Uma aberração, sem dúvida! O andar de bicho acuado, as vestes estranhas, espantada. Que criatura era aquela? A que espécie pertencia? Era do reino dos sem-chão. Aquele ser desajeitado era eu, depois de estraçalhada em milhões de cacos; depois de uma meia dúzia de explosões e algumas batalhas travadas.
Sem dúvida era eu. Modificada, retalhada, moída, com um sorriso amarelo de enfeite para esconder a dor. Mas era eu. Euzinha da Silva! E agora? Como juntar os pedaços, como remontar minha estrutura?
Ei! E quem foi que disse que eu preciso me colar, me remontar, me recauchutar? Estamos em tempos de pessoas perfeitas, com vidas programadas e muitas mentiras pra contar.
Contamos um monte de mentiras o tempo todo sobre quase tudo. Nos perdemos no meio de tanta hipocrisia – “Oi, tudo bem? Tudo ótimo e você?”. Depois, um sorriso, um batom.
Saltos ajudam na autoestima que sozinha não se sustenta.
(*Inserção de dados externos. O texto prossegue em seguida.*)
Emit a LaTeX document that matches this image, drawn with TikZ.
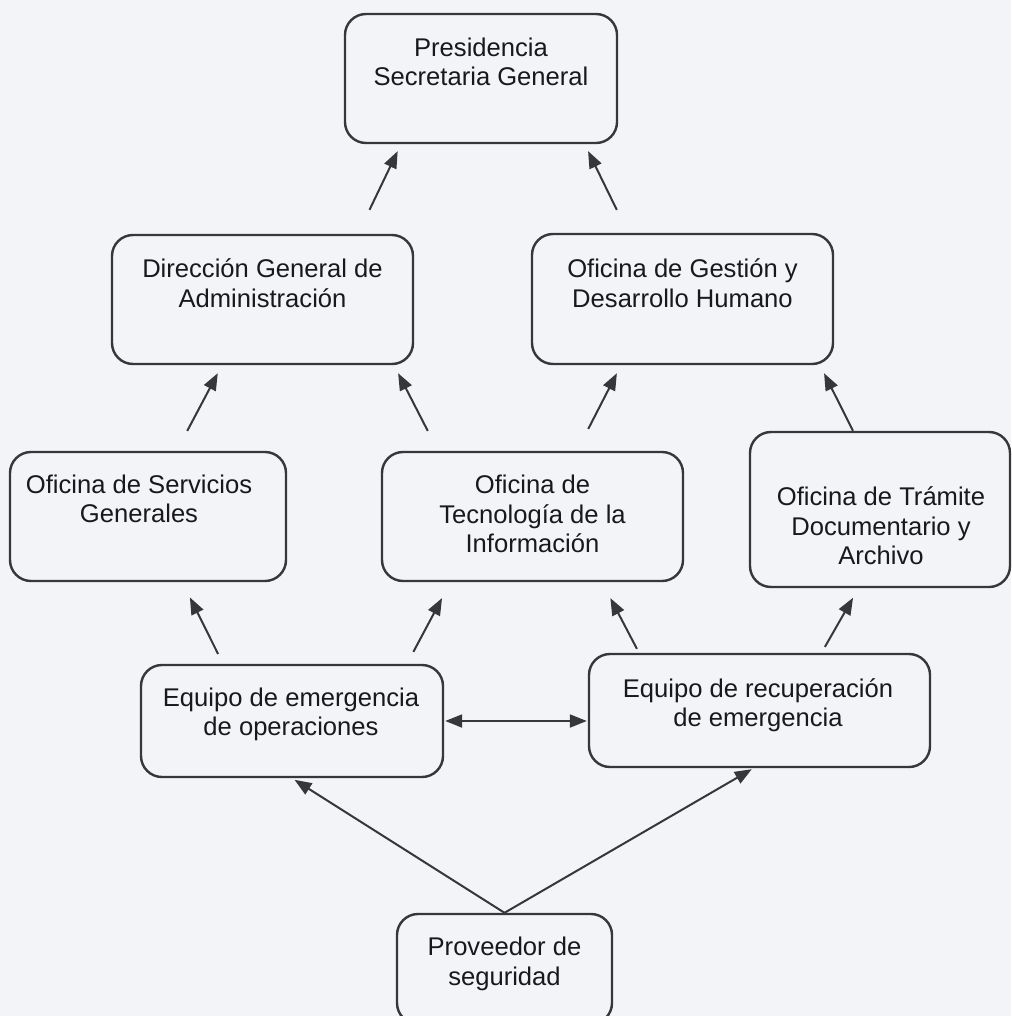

E eu não esqueço Caetano: “alguma coisa está fora da ordem, fora da nova ordem mundial!”.
Não estou mais interessada neste tipo de teatro. Não me interessa a capa, a roupa, a fita. O que quero mesmo é desnudar-me, retirar tudo que me foi imposto. Soltar os pesos, especialmente os que eu mesma escolhi carregar. É tempo de novas vestes. E, como dizem por aí, é preciso abrir espaço para o novo.
Mas atenção! Quando falo novo é absolutamente tudo novo. Não! Nada de cortes de cabelo ou comprar um sapato novo. Falo de novas experiências. Não, não é preciso passagens para lugares fabulosos e místicos, nada de correr atrás do próprio rabo.
Estou falando de novas experiências com você! Uma você que certamente, por etiqueta, por regras, moral, vergonha e outras traves você ainda não se permitiu conhecer.
O convite não é nada simples. Olhe no espelho e tente ver quem está refletido. É você mesmo ou projeções que aos poucos foram depositando sobre você? E então, vai ser agora ou daqui a pouco porque… Sempre haverá “porquês”. Mas vale a pena investir um tantinho que seja.
Já há algum tempo tenho me sentido grávida de mim mesma e não se trata de um pleonasmo! Tenho sentido que algo em mim insiste em se libertar, em vir à tona e me mostrar o que realmente existe de verdadeiro e real.
Comecei de forma drástica. Pedi demissão. Abra sua mente, pedi demissão de tudo: do emprego, da obrigação de ser a melhor, a perfeita, das formas perfeitas, de buscar o lugar mais alto do pódio. E acredite, ainda que pareça uma loucura aos olhos dos outros, o processo começou muito antes dos fatos.
Começou quando eu ainda não sabia quem era a pessoa que eu via no espelho retrovisor. E deu-se a alquimia, a magia. Como dizia minha avó, “o doce desandou”.
Um olhar rápido no espelho e comecei a me questionar. Qualquer coisa, a roupa, a leitura, a comida, a música ouvia no dia.
Tudo passou a ser questionado como se eu tivesse regredido aos três anos de idade. Com um pequeno detalhe: seria necessário acrescentar mais alguns bons anos à tal menina.
Some a coragem e a assertividade de uma criança aos questionamentos de uma balzaquiana. Atrás de um “porque” pode vir qualquer coisa.